SWsoft besides making Virtuozzo container technology for Linux also has a Windows product. In addition, SWsoft recently released its core container code to the open-source OpenVZ project. OpenVZ, in turn, has been adopted by the Debian Linux community.

Microprocessor companies like AMD and Intel, hardware companies like IBM and Dell, and operating system companies like Sun and Microsoft, everyone is deploying virtualization solutions as fast as possible.

Because of this, Gillen thinks that the real conflict will be “about the managing and provisioning and tracking of all this layered software through its full life cycle, and that’s where the biggest competitive and financial battle is likely to come from going forward.”

Gartner’s Bittman also sees another use of virtualization gaining in popularity. This will be “Virtual relocation tools, which enable you to move a virtual machine clear off a physical server to another location will be big. VMware’s VMotion is the first of these, but others are quickly following.”

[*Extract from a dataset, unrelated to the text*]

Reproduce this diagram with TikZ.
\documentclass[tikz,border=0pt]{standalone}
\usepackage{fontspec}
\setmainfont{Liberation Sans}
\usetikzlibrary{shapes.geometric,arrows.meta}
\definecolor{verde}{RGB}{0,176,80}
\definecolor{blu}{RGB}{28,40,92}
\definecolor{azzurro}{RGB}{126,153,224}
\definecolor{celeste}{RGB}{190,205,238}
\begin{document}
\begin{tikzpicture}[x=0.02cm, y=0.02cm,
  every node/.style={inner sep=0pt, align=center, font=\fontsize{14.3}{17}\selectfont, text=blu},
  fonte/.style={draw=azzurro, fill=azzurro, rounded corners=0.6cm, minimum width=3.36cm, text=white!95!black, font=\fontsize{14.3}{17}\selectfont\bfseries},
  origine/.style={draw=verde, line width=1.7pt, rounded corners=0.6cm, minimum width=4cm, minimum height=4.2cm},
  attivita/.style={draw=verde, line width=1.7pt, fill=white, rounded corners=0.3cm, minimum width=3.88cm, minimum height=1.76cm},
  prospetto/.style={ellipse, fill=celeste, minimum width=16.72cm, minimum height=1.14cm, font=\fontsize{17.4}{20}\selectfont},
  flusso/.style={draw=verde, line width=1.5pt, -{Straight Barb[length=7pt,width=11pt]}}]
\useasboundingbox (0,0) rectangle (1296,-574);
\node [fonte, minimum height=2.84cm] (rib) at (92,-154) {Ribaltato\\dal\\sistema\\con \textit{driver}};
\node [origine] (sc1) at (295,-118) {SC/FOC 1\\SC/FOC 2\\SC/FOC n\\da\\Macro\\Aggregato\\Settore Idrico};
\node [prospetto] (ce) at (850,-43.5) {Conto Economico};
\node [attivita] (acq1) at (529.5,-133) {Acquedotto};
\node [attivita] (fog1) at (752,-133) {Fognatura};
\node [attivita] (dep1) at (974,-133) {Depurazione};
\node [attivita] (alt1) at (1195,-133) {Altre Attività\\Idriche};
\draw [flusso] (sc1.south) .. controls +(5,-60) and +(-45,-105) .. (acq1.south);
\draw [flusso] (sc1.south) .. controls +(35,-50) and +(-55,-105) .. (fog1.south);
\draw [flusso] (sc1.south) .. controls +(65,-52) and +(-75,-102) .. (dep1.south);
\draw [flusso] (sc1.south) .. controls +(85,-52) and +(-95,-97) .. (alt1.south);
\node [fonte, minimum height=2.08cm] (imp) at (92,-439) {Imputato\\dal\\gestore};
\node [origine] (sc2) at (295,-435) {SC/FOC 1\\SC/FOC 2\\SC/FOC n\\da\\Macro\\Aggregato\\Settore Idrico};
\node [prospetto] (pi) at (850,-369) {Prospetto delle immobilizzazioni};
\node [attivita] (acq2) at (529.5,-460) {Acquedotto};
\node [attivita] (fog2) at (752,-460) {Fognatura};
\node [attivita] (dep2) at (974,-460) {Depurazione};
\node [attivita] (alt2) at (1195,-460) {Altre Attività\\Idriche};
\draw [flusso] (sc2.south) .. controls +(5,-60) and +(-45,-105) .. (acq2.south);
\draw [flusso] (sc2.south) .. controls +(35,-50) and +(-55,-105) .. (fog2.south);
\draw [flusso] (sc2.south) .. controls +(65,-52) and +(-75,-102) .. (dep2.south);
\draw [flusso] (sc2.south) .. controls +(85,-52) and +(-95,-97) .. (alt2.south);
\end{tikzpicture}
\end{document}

Another new approach for paravirtualization, ala Xen, according to Jaffe, is the creation of NetWare as a virtualized operating system under SLES. Novell expects this approach, which can keep older applications and operating systems running on modern systems, will find an audience

Finally, Crosby would like to point out that, “Xen is in its earliest days of product shipment, and the standard model for getting software into production in the enterprise will apply. Users will kick the tires, there will be tests, more tests and more tests. When users are ready to trust Xen with mission critical workloads, it will go into the data center.”

So, is virtualization on its way to almost all servers and many desktops? The answer is clearly yes. But, it’s not going to happen tomorrow. First, companies need to accept the new virtualization models, management tools must mature, and a commonly-agreed upon pricing system must come into effect. Then, and only then, will virtualization become as much a part of the IT infrastructure as operating systems are today.